Personal information
- Full name: Thomas Richard Hardman
- Born: 3 December 1990 Bury, England
- Died: 28 November 2012 (aged 21) Leeds, England
- Nickname: Hardy, Tommy ten bags
- Batting: Right-handed
- Bowling: Right-arm medium-fast

Domestic team information
- 2012: Leeds/Bradford MCCU

Career statistics
| Competition | First-class |
| Matches | 2 |
| Runs scored | 65 |
| Batting average | 16.25 |
| 100s/50s | –/– |
| Top score | 44 |
| Balls bowled | 216 |
| Wickets | 3 |
| Bowling average | 59.66 |
| 5 wickets in innings | – |
| 10 wickets in match | – |
| Best bowling | 2/51 |
| Catches/stumpings | 1/– |
- Source: Cricinfo, 12 December 2012

= Tom Hardman =

English cricketer (1990–2012)

Thomas Richard Hardman (3 December 1990 - 28 November 2012) was an English cricketer. Hardman was a right-handed batsman who bowled right-arm medium-fast. He was born in Bury, Greater Manchester and was educated at St Joseph's RC High School, Heywood and Holy Cross College, Bury.

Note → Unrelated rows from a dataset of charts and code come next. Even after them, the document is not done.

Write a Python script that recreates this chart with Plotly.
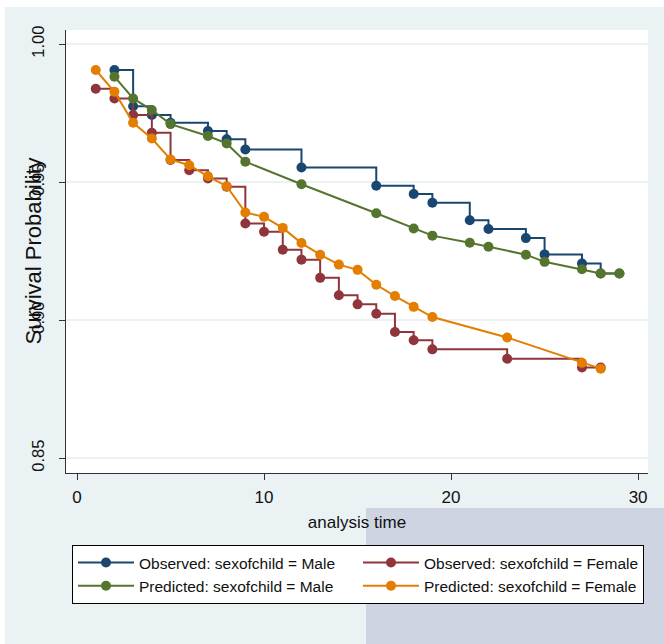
import plotly.graph_objects as go

# Observed: sexofchild = Male (Kaplan-Meier, step)
om_t = [2, 3, 4, 5, 7, 8, 9, 12, 16, 18, 19, 21, 22, 24, 25, 27, 28, 29]
om_s = [0.9906, 0.9775, 0.9743, 0.9715, 0.9685, 0.9655, 0.9618, 0.9553, 0.9487,
        0.9457, 0.9425, 0.9362, 0.9330, 0.9297, 0.9238, 0.9205, 0.9169, 0.9169]

# Observed: sexofchild = Female
of_t = [1, 2, 3, 4, 5, 6, 7, 8, 9, 10, 11, 12, 13, 14, 15, 16, 17, 18, 19, 23, 27, 28]
of_s = [0.9838, 0.9803, 0.9743, 0.9679, 0.9580, 0.9543, 0.9513, 0.9483, 0.9350,
        0.9320, 0.9255, 0.9219, 0.9153, 0.9090, 0.9057, 0.9023, 0.8957, 0.8927,
        0.8894, 0.8860, 0.8828, 0.8828]

# Predicted: sexofchild = Male
pm_t = [2, 3, 4, 5, 7, 8, 9, 12, 16, 18, 19, 21, 22, 24, 25, 27, 28, 29]
pm_s = [0.9882, 0.9803, 0.9761, 0.9710, 0.9667, 0.9640, 0.9574, 0.9492, 0.9387,
        0.9332, 0.9306, 0.9280, 0.9266, 0.9237, 0.9211, 0.9184, 0.9169, 0.9169]

# Predicted: sexofchild = Female
pf_t = [1, 2, 3, 4, 5, 6, 7, 8, 9, 10, 11, 12, 13, 14, 15, 16, 17, 18, 19, 23, 27, 28]
pf_s = [0.9906, 0.9827, 0.9715, 0.9658, 0.9582, 0.9561, 0.9521, 0.9485, 0.9390,
        0.9374, 0.9334, 0.9279, 0.9237, 0.9201, 0.9182, 0.9128, 0.9087, 0.9048,
        0.9011, 0.8937, 0.8845, 0.8824]

x_ticks = [0, 10, 20, 30]
y_ticks = [1.00, 0.95, 0.90, 0.85]
y_tick_labels = ["1.00", "0.95", "0.90", "0.85"]

NAVY = "#1A476F"
MAROON = "#90353B"
GREEN = "#55752F"
ORANGE = "#E37E00"

fig = go.Figure()

def add(t, s, name, color, shape):
    fig.add_trace(go.Scatter(
        x=t, y=s, name=name, mode="lines+markers",
        line=dict(color=color, width=2, shape=shape),
        marker=dict(color=color, size=10, symbol="circle"),
    ))

add(om_t, om_s, "Observed: sexofchild = Male", NAVY, "hv")
add(of_t, of_s, "Observed: sexofchild = Female", MAROON, "hv")
add(pm_t, pm_s, "Predicted: sexofchild = Male", GREEN, "linear")
add(pf_t, pf_s, "Predicted: sexofchild = Female", ORANGE, "linear")

font = "Liberation Sans, Arial, sans-serif"

fig.update_layout(
    width=664, height=644,
    margin=dict(l=66, r=16, t=30, b=171),
    paper_bgcolor="#EAF2F3",
    plot_bgcolor="white",
    showlegend=True,
    legend=dict(
        orientation="h",
        x=(72 - 66) / 582, xanchor="left",
        y=(473 - 545) / 443, yanchor="top",
        bgcolor="white",
        bordercolor="black", borderwidth=1,
        font=dict(family=font, size=15.5, color="#111"),
        entrywidth=214, entrywidthmode="pixels",
        itemwidth=56,
        traceorder="normal",
    ),
    xaxis=dict(
        range=[-0.59, 30.53], automargin=False,
        tickmode="array", tickvals=x_ticks, ticktext=[str(v) for v in x_ticks],
        ticks="outside", ticklen=6, tickcolor="#333",
        ticklabelstandoff=3,
        showline=True, linecolor="#333", linewidth=1,
        showgrid=False, zeroline=False,
        tickfont=dict(family=font, size=17, color="#111"),
        title=dict(text="analysis time", font=dict(family=font, size=17, color="#111"), standoff=9),
    ),
    yaxis=dict(
        range=[0.8446, 1.0051], automargin=False,
        tickmode="array", tickvals=y_ticks, ticktext=y_tick_labels,
        tickangle=-90,
        ticks="outside", ticklen=6, tickcolor="#333",
        ticklabelstandoff=8,
        showline=True, linecolor="#333", linewidth=1,
        showgrid=True, gridcolor="#EAF2F3", gridwidth=1.5,
        zeroline=False,
        tickfont=dict(family=font, size=16.5, color="#111"),
    ),
    annotations=[dict(
        text="Survival Probability", textangle=-90,
        xref="paper", yref="paper", x=(33 - 66) / 582, y=0.5,
        xanchor="center", yanchor="middle", showarrow=False,
        font=dict(family=font, size=22, color="#111"),
    )],
    shapes=[
        # white strips at top and left edges of the image
        dict(type="rect", xref="paper", yref="paper", x0=-0.2, x1=1.1,
             y0=(473 - 7) / 443, y1=1.2, fillcolor="white", line_width=0, layer="below"),
        dict(type="rect", xref="paper", yref="paper", x0=-0.2, x1=(5 - 66) / 582,
             y0=-0.5, y1=1.2, fillcolor="white", line_width=0, layer="below"),
        # faint watermark block at bottom right
        dict(type="rect", xref="paper", yref="paper",
             x0=(366 - 66) / 582, x1=1.1, y0=-0.5, y1=(473 - 508) / 443,
             fillcolor="rgba(174,176,207,0.45)", line_width=0, layer="above"),
    ],
)

fig.write_html("out.html", config={"displayModeBar": False},
               post_script="document.body.style.margin='0';")
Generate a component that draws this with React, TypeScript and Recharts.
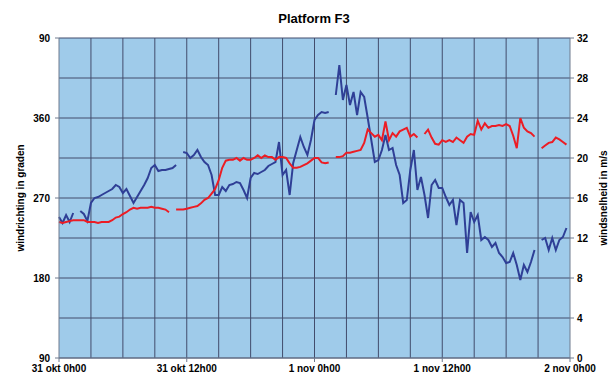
import React from 'react';
import { LineChart, Line, XAxis, YAxis, CartesianGrid, ReferenceLine } from 'recharts';

// 20-minute samples from 31 okt 0h00 through 2 nov 0h00
const STEP_HOURS = 1 / 3;

// windrichting (graden), null = no measurement
const windDirection: (number | null)[] = [
  243, 242, 243, 244, 245, 245, 245, 245, 243, 243,
  243, 242, 243, 243, 243, 245, 248, 249, 252, 254,
  257, 259, 258, 259, 259, 259, 260, 259, 259, 258,
  257, 254, null, 257, 257, 257, 258, 259, 260, 261,
  264, 268, 270, 275, 280, 290, 304, 312, 313, 313,
  315, 312, 315, 313, 313, 315, 318, 315, 318, 316,
  316, 313, 316, 316, 315, 309, 304, 304, 305, 307,
  309, 312, 315, 315, 310, 309, 310, null, 316, 316,
  317, 321, 321, 322, 323, 324, 332, 347, 343, 339,
  341, 335, 356, 335, 343, 339, 345, 347, 349, 339,
  342, 338, null, 342, 347, 338, 331, 330, 335, 333,
  335, 333, 338, 335, 332, 339, 342, 341, 357, 347,
  354, 349, 351, 351, 352, 351, 353, 351, 340, 326,
  360, 349, 345, 343, 339, null, 326, 329, 332, 333,
  338, 336, 333, 330, null,
];

// windsnelheid (m/s)
const windSpeed: (number | null)[] = [
  14.1, 13.5, 14.3, 13.6, 14.5, null, 14.7, 14.4, 13.7, 15.5,
  16.0, 16.1, 16.3, 16.5, 16.7, 16.9, 17.3, 17.1, 16.5, 16.9,
  16.2, 15.5, 16.1, 16.7, 17.3, 18.0, 19.0, 19.3, 18.7, 18.8,
  18.8, 18.9, 19.0, 19.3, null, 20.6, 20.5, 20.0, 20.3, 20.8,
  20.1, 19.6, 19.3, 18.3, 16.3, 16.3, 17.1, 16.7, 17.3, 17.4,
  17.6, 17.5, 16.8, 16.0, 18.0, 18.5, 18.4, 18.6, 18.8, 19.2,
  19.4, 19.6, 21.6, 18.3, 18.8, 16.3, 19.5, 20.8, 22.1, 21.1,
  20.3, 21.8, 23.8, 24.3, 24.6, 24.5, 24.6, null, 26.3, 29.3,
  25.8, 27.3, 25.3, 26.6, 24.3, 26.6, 26.1, 24.0, 21.8, 19.6,
  19.8, 20.8, 22.3, 20.8, 21.0, 19.3, 18.3, 15.5, 15.8, 18.8,
  20.8, 16.8, 18.1, 16.3, 14.0, 17.3, 17.8, 17.0, 17.0, 16.1,
  15.3, 15.8, 13.3, 15.8, 15.5, 10.5, 14.6, 13.6, 14.3, 11.8,
  12.1, 11.8, 11.1, 11.5, 10.5, 10.1, 9.5, 9.6, 10.5, 9.3,
  7.8, 9.3, 8.6, 9.6, 10.8, null, 11.8, 12.0, 10.8, 12.0,
  10.8, 11.8, 12.1, 13.0, null,
];

const labelHours = [0, 12, 24, 36, 48];
const labelTexts = ['31 okt 0h00', '31 okt 12h00', '1 nov 0h00', '1 nov 12h00', '2 nov 0h00'];
const gridHours = [3, 6, 9, 15, 18, 21, 27, 30, 33, 39, 42, 45, 12, 24, 36];
const directionTicks = [90, 180, 270, 360, 450];
const speedTicks = [0, 4, 8, 12, 16, 20, 24, 28, 32];

const data = windSpeed.map((speed, i) => ({
  hour: i * STEP_HOURS,
  speed,
  direction: windDirection[i],
}));

const FONT = '"Liberation Sans", Arial, sans-serif';
const tickStyle = { fontSize: 10, fontWeight: 'bold', fill: '#000', fontFamily: FONT };
const axisColor = '#6f7a8e';
const gridColor = '#424c6c';

export default function App() {
  return (
    <div style={{ position: 'fixed', left: 0, top: 0, width: 614, height: 381, background: '#fff', fontFamily: FONT }}>
      <div style={{ position: 'absolute', top: 11, left: 0, width: 628, textAlign: 'center', fontSize: 13, fontWeight: 'bold', color: '#000' }}>
        Platform F3
      </div>
      <LineChart width={614} height={381} data={data} margin={{ top: 38, right: 0, bottom: 0, left: 0 }}>
        <CartesianGrid yAxisId="speed" vertical={false} stroke={gridColor} fill="#9fcbea" fillOpacity={1} />
        {gridHours.map((h) => (
          <ReferenceLine key={h} x={h} yAxisId="speed" stroke={gridColor} strokeWidth={1} ifOverflow="visible" />
        ))}
        <XAxis
          dataKey="hour"
          type="number"
          domain={[0, 48]}
          ticks={labelHours}
          interval={0}
          tickFormatter={(v: number) => labelTexts[labelHours.indexOf(v)] ?? ''}
          tick={tickStyle}
          tickSize={4}
          tickMargin={3}
          height={23}
          stroke={axisColor}
        />
        <YAxis
          yAxisId="dir"
          orientation="left"
          domain={[90, 450]}
          ticks={directionTicks}
          interval={0}
          tickFormatter={(v: number) => String(v > 360 ? v - 360 : v)}
          tick={tickStyle}
          tickSize={4}
          tickMargin={5}
          width={59}
          stroke={axisColor}
          label={{
            value: 'windrichting in graden',
            angle: -90,
            position: 'insideLeft',
            offset: 20,
            style: { textAnchor: 'middle', fontSize: 10, fontWeight: 'bold', fill: '#000', fontFamily: FONT },
          }}
        />
        <YAxis
          yAxisId="speed"
          orientation="right"
          domain={[0, 32]}
          ticks={speedTicks}
          interval={0}
          tick={tickStyle}
          tickSize={4}
          tickMargin={3}
          width={44}
          stroke={axisColor}
          label={{
            value: 'windsnelheid in m/s',
            angle: -90,
            position: 'insideRight',
            offset: 11,
            style: { textAnchor: 'middle', fontSize: 10, fontWeight: 'bold', fill: '#000', fontFamily: FONT },
          }}
        />
        <Line
          yAxisId="speed"
          dataKey="speed"
          type="linear"
          stroke="#2f3f96"
          strokeWidth={2}
          dot={false}
          activeDot={false}
          isAnimationActive={false}
        />
        <Line
          yAxisId="dir"
          dataKey="direction"
          type="linear"
          stroke="#ec1c24"
          strokeWidth={2}
          dot={false}
          activeDot={false}
          isAnimationActive={false}
        />
      </LineChart>
    </div>
  );
}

Following a back injury which required him to be placed in a brace for three months in 2010, he began playing Second XI cricket for the Lancashire Second XI. While studying Sports and Exercise Sciences at Leeds Metropolitan University, Hardman made two first-class appearances for Leeds/Bradford MCCU in 2012 against Surrey at The Oval and Yorkshire at Headingley. He scored a total of 65 runs in his two matches, with a high score of 44 against Yorkshire. With the ball, he took 3 wickets at an average of 59.66, with best figures of 2/51. He also played a number of Second XI matches for Leeds/Bradford MCCU during the 2012 season.

Hardman was found dead in his house in Leeds, Yorkshire, on 28 November 2012. He had earlier been named as the Leeds/Bradford MCCU captain for the 2013 season.